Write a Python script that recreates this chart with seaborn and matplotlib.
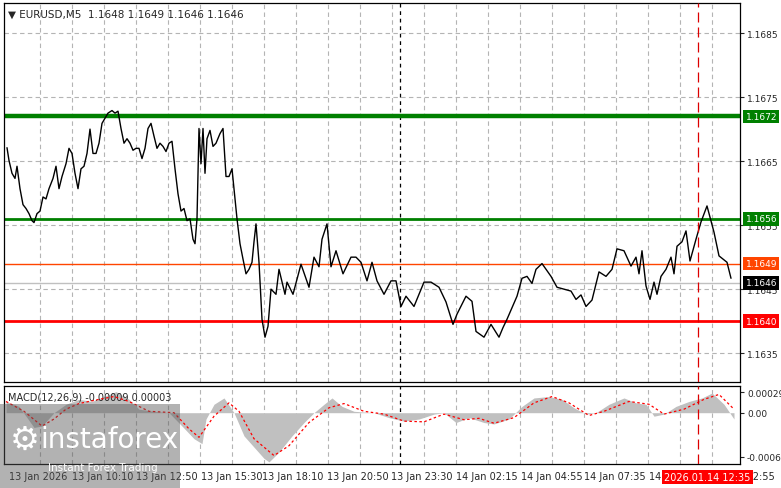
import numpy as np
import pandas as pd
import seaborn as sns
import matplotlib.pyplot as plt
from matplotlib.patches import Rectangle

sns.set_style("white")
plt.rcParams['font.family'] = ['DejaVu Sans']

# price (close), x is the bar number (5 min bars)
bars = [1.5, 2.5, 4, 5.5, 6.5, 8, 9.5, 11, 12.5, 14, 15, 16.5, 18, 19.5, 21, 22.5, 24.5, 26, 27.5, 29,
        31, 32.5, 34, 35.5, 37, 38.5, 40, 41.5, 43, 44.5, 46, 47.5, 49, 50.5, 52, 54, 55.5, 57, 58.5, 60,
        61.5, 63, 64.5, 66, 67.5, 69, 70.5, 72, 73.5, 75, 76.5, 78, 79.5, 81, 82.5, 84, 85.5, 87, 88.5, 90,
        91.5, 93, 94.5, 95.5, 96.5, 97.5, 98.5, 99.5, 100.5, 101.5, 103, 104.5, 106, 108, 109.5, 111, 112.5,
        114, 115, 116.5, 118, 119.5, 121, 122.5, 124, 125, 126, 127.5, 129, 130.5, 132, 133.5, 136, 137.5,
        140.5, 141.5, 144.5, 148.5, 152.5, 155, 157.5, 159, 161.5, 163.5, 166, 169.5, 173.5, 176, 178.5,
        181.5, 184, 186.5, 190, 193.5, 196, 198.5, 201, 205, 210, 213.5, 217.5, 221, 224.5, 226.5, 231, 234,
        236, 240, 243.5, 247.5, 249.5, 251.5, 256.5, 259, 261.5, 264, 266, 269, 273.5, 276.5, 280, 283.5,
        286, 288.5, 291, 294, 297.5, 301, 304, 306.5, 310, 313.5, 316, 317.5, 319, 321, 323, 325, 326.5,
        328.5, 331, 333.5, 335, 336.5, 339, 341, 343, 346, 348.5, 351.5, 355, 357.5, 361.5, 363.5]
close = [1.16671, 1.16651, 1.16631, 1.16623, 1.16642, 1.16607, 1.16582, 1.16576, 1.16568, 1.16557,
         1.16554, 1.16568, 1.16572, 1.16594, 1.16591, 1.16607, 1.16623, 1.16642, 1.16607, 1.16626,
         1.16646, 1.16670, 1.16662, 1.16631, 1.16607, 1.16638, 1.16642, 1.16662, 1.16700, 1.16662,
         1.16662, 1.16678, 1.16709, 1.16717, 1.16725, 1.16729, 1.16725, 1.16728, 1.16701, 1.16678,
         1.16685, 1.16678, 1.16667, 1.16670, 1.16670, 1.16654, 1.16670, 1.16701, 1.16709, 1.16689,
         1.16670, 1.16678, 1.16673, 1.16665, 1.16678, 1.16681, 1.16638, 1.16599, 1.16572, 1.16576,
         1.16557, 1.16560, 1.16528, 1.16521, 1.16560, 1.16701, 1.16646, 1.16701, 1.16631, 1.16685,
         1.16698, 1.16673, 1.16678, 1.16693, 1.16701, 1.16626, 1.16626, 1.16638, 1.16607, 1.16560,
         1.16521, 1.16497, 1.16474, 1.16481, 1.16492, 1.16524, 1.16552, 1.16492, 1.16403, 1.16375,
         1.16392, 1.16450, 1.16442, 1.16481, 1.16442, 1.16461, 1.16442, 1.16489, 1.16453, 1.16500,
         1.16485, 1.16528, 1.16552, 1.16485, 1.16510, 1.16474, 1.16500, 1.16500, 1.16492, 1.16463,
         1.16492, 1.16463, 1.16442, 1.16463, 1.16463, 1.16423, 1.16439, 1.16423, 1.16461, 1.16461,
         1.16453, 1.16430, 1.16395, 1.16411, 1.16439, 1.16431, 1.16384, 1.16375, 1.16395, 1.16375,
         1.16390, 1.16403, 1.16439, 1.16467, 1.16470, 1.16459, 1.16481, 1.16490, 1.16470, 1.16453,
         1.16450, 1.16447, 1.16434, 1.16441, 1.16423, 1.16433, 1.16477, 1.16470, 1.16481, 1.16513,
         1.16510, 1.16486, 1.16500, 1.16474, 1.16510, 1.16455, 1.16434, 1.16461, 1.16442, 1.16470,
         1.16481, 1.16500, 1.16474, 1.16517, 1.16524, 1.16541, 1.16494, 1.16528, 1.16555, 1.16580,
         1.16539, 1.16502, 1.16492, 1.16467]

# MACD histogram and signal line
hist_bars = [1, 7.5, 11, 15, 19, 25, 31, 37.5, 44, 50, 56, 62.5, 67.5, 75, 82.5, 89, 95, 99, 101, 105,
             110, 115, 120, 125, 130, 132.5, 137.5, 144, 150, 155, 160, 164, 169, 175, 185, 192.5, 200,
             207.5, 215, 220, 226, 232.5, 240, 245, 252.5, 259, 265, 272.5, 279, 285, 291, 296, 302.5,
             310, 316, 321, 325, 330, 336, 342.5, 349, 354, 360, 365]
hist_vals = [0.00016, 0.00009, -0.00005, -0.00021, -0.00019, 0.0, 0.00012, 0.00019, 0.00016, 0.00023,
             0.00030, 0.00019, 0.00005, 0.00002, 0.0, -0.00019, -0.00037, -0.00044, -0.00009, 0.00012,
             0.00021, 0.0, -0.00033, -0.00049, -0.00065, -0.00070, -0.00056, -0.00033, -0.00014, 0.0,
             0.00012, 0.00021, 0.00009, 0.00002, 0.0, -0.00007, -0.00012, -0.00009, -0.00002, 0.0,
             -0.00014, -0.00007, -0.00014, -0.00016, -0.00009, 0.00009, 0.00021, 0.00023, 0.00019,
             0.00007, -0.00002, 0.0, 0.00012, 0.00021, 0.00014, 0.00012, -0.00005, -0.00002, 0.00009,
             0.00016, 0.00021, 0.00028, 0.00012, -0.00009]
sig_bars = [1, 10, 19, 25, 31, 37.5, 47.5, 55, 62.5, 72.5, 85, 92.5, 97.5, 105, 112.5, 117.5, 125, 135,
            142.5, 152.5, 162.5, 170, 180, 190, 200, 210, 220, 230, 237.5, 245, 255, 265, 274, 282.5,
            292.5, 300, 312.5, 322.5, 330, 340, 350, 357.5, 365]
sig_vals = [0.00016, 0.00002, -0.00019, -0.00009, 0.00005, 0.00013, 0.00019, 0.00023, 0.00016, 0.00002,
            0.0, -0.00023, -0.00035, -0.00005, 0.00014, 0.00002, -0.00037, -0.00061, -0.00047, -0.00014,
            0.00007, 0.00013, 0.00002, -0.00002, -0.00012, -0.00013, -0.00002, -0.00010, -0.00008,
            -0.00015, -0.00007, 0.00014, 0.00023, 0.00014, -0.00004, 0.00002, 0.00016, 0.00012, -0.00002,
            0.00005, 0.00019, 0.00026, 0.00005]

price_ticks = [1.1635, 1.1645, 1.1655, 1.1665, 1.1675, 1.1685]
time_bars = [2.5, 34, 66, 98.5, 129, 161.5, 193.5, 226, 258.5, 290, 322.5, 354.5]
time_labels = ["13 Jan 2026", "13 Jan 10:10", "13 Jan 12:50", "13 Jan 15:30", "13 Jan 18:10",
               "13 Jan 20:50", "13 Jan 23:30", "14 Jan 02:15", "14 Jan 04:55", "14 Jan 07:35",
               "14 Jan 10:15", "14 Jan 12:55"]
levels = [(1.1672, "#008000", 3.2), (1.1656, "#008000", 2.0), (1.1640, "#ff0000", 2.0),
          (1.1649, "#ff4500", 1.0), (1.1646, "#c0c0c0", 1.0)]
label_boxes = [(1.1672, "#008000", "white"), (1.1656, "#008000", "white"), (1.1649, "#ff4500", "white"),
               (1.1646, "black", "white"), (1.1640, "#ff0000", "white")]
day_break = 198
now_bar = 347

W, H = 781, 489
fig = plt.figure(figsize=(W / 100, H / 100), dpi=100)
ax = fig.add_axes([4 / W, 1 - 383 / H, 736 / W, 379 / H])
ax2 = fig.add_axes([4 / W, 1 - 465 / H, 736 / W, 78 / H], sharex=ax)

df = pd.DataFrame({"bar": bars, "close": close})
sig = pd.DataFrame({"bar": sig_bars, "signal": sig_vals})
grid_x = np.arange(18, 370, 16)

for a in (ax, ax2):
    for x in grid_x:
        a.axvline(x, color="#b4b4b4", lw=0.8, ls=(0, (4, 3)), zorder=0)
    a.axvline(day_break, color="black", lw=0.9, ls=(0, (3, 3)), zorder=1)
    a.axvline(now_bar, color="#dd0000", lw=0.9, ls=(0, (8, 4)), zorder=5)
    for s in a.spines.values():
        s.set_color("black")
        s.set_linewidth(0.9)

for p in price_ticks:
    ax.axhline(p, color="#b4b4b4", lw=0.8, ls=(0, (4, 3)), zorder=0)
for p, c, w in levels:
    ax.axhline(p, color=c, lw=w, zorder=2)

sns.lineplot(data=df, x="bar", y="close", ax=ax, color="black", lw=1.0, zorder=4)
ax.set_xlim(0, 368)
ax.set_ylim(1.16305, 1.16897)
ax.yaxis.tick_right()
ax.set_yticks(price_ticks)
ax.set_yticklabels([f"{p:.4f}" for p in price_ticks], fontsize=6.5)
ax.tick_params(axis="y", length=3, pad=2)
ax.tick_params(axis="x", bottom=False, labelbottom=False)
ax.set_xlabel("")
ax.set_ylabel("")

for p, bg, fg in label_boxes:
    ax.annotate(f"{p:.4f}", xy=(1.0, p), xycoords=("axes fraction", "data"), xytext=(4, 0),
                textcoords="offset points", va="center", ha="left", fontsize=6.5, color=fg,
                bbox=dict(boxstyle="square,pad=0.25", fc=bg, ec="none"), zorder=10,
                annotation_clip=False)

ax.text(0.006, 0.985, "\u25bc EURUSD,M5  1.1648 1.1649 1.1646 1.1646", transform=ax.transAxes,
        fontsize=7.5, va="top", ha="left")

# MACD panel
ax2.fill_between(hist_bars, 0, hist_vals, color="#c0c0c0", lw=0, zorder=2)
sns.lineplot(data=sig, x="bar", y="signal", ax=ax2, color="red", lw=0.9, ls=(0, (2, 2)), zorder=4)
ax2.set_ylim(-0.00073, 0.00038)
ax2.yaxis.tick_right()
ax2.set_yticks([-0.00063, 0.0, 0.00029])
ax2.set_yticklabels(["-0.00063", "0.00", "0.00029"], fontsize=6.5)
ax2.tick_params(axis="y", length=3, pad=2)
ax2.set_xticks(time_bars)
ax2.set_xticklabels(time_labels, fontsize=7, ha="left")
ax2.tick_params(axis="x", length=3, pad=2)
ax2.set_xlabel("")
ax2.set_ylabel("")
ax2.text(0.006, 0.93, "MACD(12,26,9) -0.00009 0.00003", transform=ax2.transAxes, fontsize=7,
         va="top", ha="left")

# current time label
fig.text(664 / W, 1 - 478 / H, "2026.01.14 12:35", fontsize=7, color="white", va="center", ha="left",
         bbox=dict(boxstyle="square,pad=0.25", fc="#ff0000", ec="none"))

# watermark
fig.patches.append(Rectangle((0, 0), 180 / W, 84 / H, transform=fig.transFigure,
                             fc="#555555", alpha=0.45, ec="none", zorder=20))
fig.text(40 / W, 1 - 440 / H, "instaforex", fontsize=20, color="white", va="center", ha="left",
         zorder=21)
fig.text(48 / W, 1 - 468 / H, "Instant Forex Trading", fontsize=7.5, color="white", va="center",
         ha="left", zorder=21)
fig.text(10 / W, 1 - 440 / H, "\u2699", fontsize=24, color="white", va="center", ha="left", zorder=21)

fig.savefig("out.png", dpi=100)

□ □ □

* **PROBLEM DETAILS**
Copy each line of the listing in which the word "matplotlib" can be found.

* **THE COMPLETED TASK**
Write a Python script that recreates this chart with seaborn and matplotlib.
import matplotlib.pyplot as plt
from matplotlib.patches import Rectangle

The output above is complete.